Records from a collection
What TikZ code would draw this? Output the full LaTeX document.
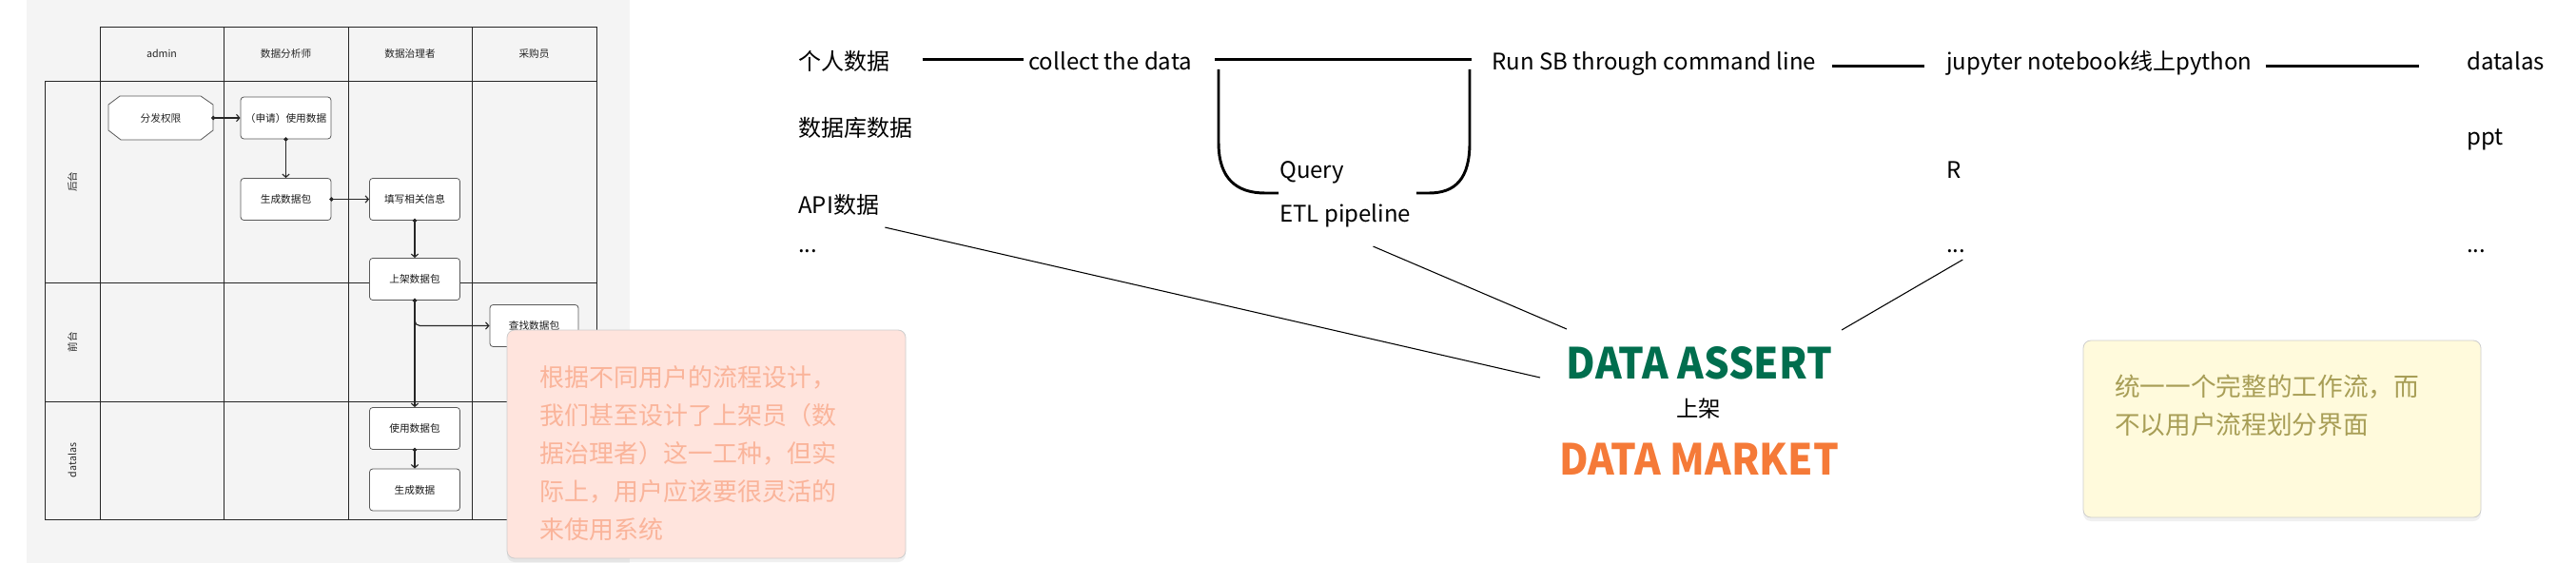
\documentclass[tikz,border=0pt]{standalone}
\usepackage{fontspec}
\newfontfamily\cjk{Noto Sans CJK SC}
\usetikzlibrary{arrows.meta,shadows,calc}
\newdimen\pxu \pxu=0.75pt
\definecolor{panel}{RGB}{244,244,244}
\definecolor{pinkfill}{RGB}{255,228,221}
\definecolor{pinktext}{RGB}{250,180,154}
\definecolor{yelfill}{RGB}{255,250,220}
\definecolor{yeltext}{RGB}{168,158,86}
\definecolor{notebord}{RGB}{205,205,205}
\definecolor{dagreen}{RGB}{0,110,78}
\definecolor{dmorange}{RGB}{245,122,56}
\tikzset{
  gridline/.style={draw=black!85, line width=0.6pt},
  cell/.style={font=\cjk\fontsize{8}{10}\selectfont, text=black!85, inner sep=0pt},
  lanebox/.style={draw=black!65, line width=0.6pt, fill=white, rounded corners=2.5pt,
    minimum width=95\pxu, minimum height=44\pxu, inner sep=0pt,
    font=\cjk\fontsize{8}{10}\selectfont, text=black!90},
  flow/.style={draw=black!85, line width=0.85pt, shorten <=-1.6pt,
    {Circle[length=3.2pt]}-{Straight Barb[length=2.5pt,width=5.5pt]}},
  txt/.style={font=\cjk\fontsize{18}{22}\selectfont, inner sep=0pt, anchor=base west,
    text height=14.4pt, text depth=3.6pt},
  bar/.style={line width=2.2pt},
  thinline/.style={line width=0.8pt},
  bigword/.style={font=\cjk\bfseries\fontsize{31.5}{36}\selectfont, inner sep=0pt, yscale=1.07, transform shape},
  note/.style={rounded corners=6pt, line width=0.6pt, draw=notebord,
    drop shadow={shadow xshift=0pt, shadow yshift=-3pt, opacity=0.06, fill=black}},
  notetxt/.style={inner sep=0pt, align=left, anchor=north west}
}
\begin{document}
\begin{tikzpicture}[x=\pxu, y=-\pxu]
\useasboundingbox (0,0) rectangle (2708,613);
\fill[white] (0,0) rectangle (2708,613);

% ---------- swimlane panel ----------
\fill[panel] (28,0) rectangle (662,592);
\draw[gridline] (105,28) rectangle (627,85);
\draw[gridline] (47,85) rectangle (627,546);
\foreach \xx in {105,235,366,496} \draw[gridline] (\xx,28) -- (\xx,546);
\foreach \yy in {297,422} \draw[gridline] (47,\yy) -- (627,\yy);

\node[cell] (h1) at (170,56.5) {admin};
\node[cell] (h2) at (300.5,56.5) {数据分析师};
\node[cell] (h3) at (431,56.5) {数据治理者};
\node[cell] (h4) at (561.5,56.5) {采购员};
\node[cell, rotate=90] (r1) at (76,191) {后台};
\node[cell, rotate=90] (r2) at (76,359.5) {前台};
\node[cell, rotate=90] (r3) at (76,484) {datalas};

% octagon
\draw[draw=black!65, line width=0.6pt, fill=white]
  (126,101) -- (211,101) -- (224,110) -- (224,137) -- (211,147) -- (127,147) -- (114,137) -- (114,110) -- cycle;
\node[cell, minimum width=110\pxu, minimum height=46\pxu] (oct) at (169,124) {分发权限};

\node[lanebox] (b1) at (300.5,124) {（申请）使用数据};
\node[lanebox] (b2) at (300.5,209.5) {生成数据包};
\node[lanebox] (b3) at (436,209.5) {填写相关信息};
\node[lanebox] (b4) at (436,293.5) {上架数据包};
\node[lanebox, minimum width=93\pxu] (b5) at (561.5,342.5) {查找数据包};
\node[lanebox] (b6) at (436,450.5) {使用数据包};
\node[lanebox] (b7) at (436,515) {生成数据};

\draw[flow] (oct.east) -- (b1.west);
\draw[flow] (b1.south) -- (b2.north);
\draw[flow] (b2.east) -- (b3.west);
\draw[flow] (b3.south) -- (b4.north);
\draw[flow] (b4.south) -- (b6.north);
\draw[flow, rounded corners=4pt] (b4.south) |- (b5.west);
\draw[flow] (b6.south) -- (b7.north);

% pink note
\node[note, fill=pinkfill, minimum width=419\pxu, minimum height=240\pxu] (pn) at (742.5,467) {};
\node[notetxt, font=\cjk\fontsize{19.5}{30}\selectfont, text=pinktext] (pnt) at (567,384)
  {根据不同用户的流程设计，\\我们甚至设计了上架员（数\\据治理者）这一工种，但实\\际上，用户应该要很灵活的\\来使用系统};

% ---------- data flow ----------
\node[txt] (t1) at (839,74) {个人数据};
\node[txt] (t2) at (839,144) {数据库数据};
\node[txt] (t3) at (839,224) {API数据};
\node[txt] (t4) at (839,265) {...};
\node[txt] (col) at (1081,74) {collect the data};
\node[txt] (qry) at (1345,188) {Query};
\node[txt] (etl) at (1345,233) {ETL pipeline};
\node[txt] (run) at (1568,74) {Run SB through command line};
\node[txt] (jup) at (2046,74) {jupyter notebook线上python};
\node[txt] (rr) at (2046,188) {R};
\node[txt] (rdots) at (2046,265) {...};
\node[txt] (dl) at (2593,74) {datalas};
\node[txt] (ppt) at (2593,153) {ppt};
\node[txt] (pdots) at (2593,265) {...};

\draw[bar] ([xshift=34\pxu, yshift=4\pxu]t1.east) -- ([xshift=-5\pxu, yshift=4\pxu]col.west);
\draw[bar] ([xshift=24\pxu, yshift=4\pxu]col.east) -- ([xshift=-21\pxu, yshift=4\pxu]run.west);
\draw[bar] ([xshift=16\pxu, yshift=-3\pxu]run.east) -- ([xshift=-23\pxu, yshift=-3\pxu]jup.west);
\draw[bar] ([xshift=14\pxu, yshift=-3\pxu]jup.east) -- ([xshift=-50\pxu, yshift=-3\pxu]dl.west);

% U bracket around Query
\draw[bar] (1281,73) -- (1281,150) .. controls (1281,188) and (1300,203) .. (1330,203) -- (1344,203);
\draw[bar] (1489,203) -- (1502,203) .. controls (1530,203) and (1545,188) .. (1545,150) -- (1545,73);

\node[bigword, text=dagreen] (da) at (1786.5,381.5) {DATA ASSERT};
\node[font=\cjk\fontsize{17.5}{20}\selectfont, inner sep=0pt] (sj) at (1785.5,430) {上架};
\node[bigword, text=dmorange] (dm) at (1786,483) {DATA MARKET};

\coordinate (apiend) at (1619,397);
\coordinate (etlend) at (1647,346);
\coordinate (rend) at (1936,347);
\draw[thinline] ([xshift=6\pxu, yshift=-10\pxu]t3.south east) -- (apiend);
\draw[thinline] ([xshift=-40\pxu, yshift=-21\pxu]etl.south east) -- (etlend);
\draw[thinline] ([xshift=7\pxu, yshift=-3\pxu]rdots.south) -- (rend);

% yellow note
\node[note, fill=yelfill, minimum width=418\pxu, minimum height=186\pxu] (yn) at (2399,451) {};
\node[notetxt, font=\cjk\fontsize{20}{30}\selectfont, text=yeltext] (ynt) at (2223,394)
  {统一一个完整的工作流，而\\不以用户流程划分界面};
\end{tikzpicture}
\end{document}
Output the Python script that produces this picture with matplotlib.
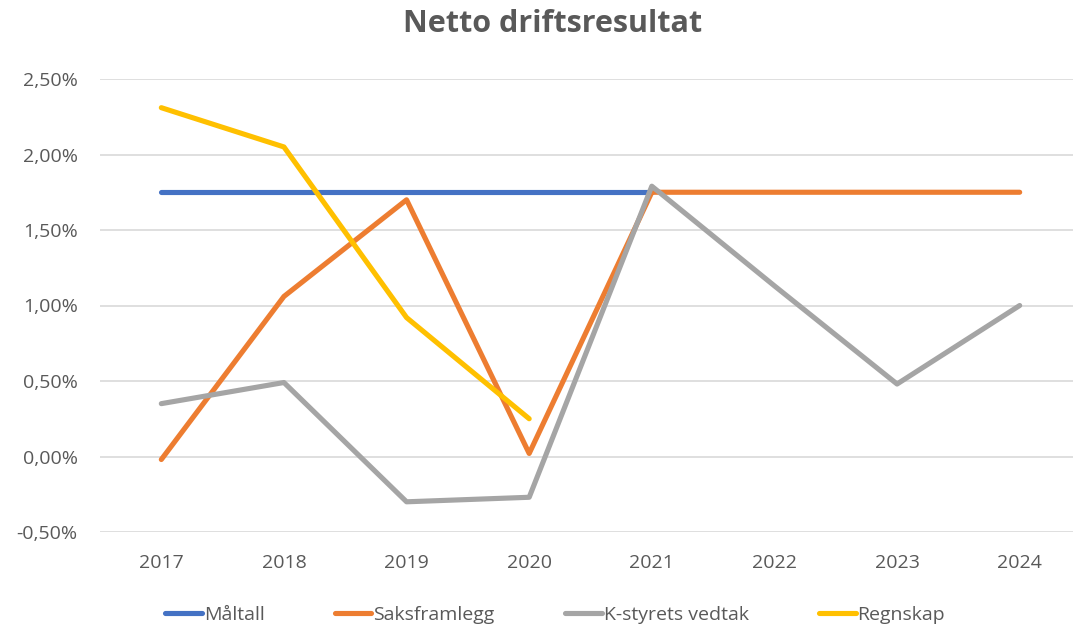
import numpy as np
import matplotlib.pyplot as plt
from matplotlib.ticker import FuncFormatter

years = ['2017', '2018', '2019', '2020', '2021', '2022', '2023', '2024']
maltall = [1.75, 1.75, 1.75, 1.75, 1.75, np.nan, np.nan, np.nan]
saksframlegg = [-0.02, 1.06, 1.70, 0.02, 1.75, 1.75, 1.75, 1.75]
kstyret = [0.35, 0.49, -0.30, -0.27, 1.79, 1.13, 0.48, 1.00]
regnskap = [2.31, 2.05, 0.92, 0.25, np.nan, np.nan, np.nan, np.nan]

plt.rcParams['font.family'] = ['Open Sans', 'DejaVu Sans']
txt = '#595959'

fig = plt.figure(figsize=(10.73, 6.28), dpi=100)
ax = fig.add_axes([100/1073, 1 - 532/628, 981/1073, 453/628])
x = np.arange(len(years))
lw = 3.7
ax.plot(x, maltall, color='#4472C4', lw=lw, solid_capstyle='round', label='Måltall')
ax.plot(x, saksframlegg, color='#ED7D31', lw=lw, solid_capstyle='round', label='Saksframlegg')
ax.plot(x, kstyret, color='#A5A5A5', lw=lw, solid_capstyle='round', label='K-styrets vedtak')
ax.plot(x, regnskap, color='#FFC000', lw=lw, solid_capstyle='round', label='Regnskap')

ax.set_xlim(-0.5, 7.5)
ax.set_ylim(-0.5, 2.5)
ax.set_yticks(np.arange(-0.5, 2.51, 0.5))
ax.yaxis.set_major_formatter(FuncFormatter(lambda v, p: f'{v:.2f}%'.replace('.', ',')))
ax.set_xticks(x)
ax.set_xticklabels(years)
ax.grid(axis='y', color='#d9d9d9', lw=1.2)
ax.set_axisbelow(True)
for s in ax.spines.values():
    s.set_visible(False)
ax.tick_params(length=0, labelsize=14, colors=txt)
ax.tick_params(axis='x', pad=16)
ax.tick_params(axis='y', pad=16)

fig.suptitle('Netto driftsresultat', x=553/1073, y=1 - 24/628, va='center',
             fontsize=22, fontweight='bold', color=txt)
fig.legend(loc='center', bbox_to_anchor=(555/1073, 1 - 615/628), ncol=4,
           frameon=False, fontsize=14, labelcolor=txt, handlelength=1.9,
           handletextpad=0.1, columnspacing=3.6)

fig.savefig('out.png', dpi=100)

[JOB] From the entries above, copy exactly the lines starting at the one with "Output the Python" and stopping at the one with "from matplotlib.ticker import FuncFormatter", keeping both ends. Drop the pictures.

[CORRECT RESULT]
Output the Python script that produces this picture with matplotlib.
import numpy as np
import matplotlib.pyplot as plt
from matplotlib.ticker import FuncFormatter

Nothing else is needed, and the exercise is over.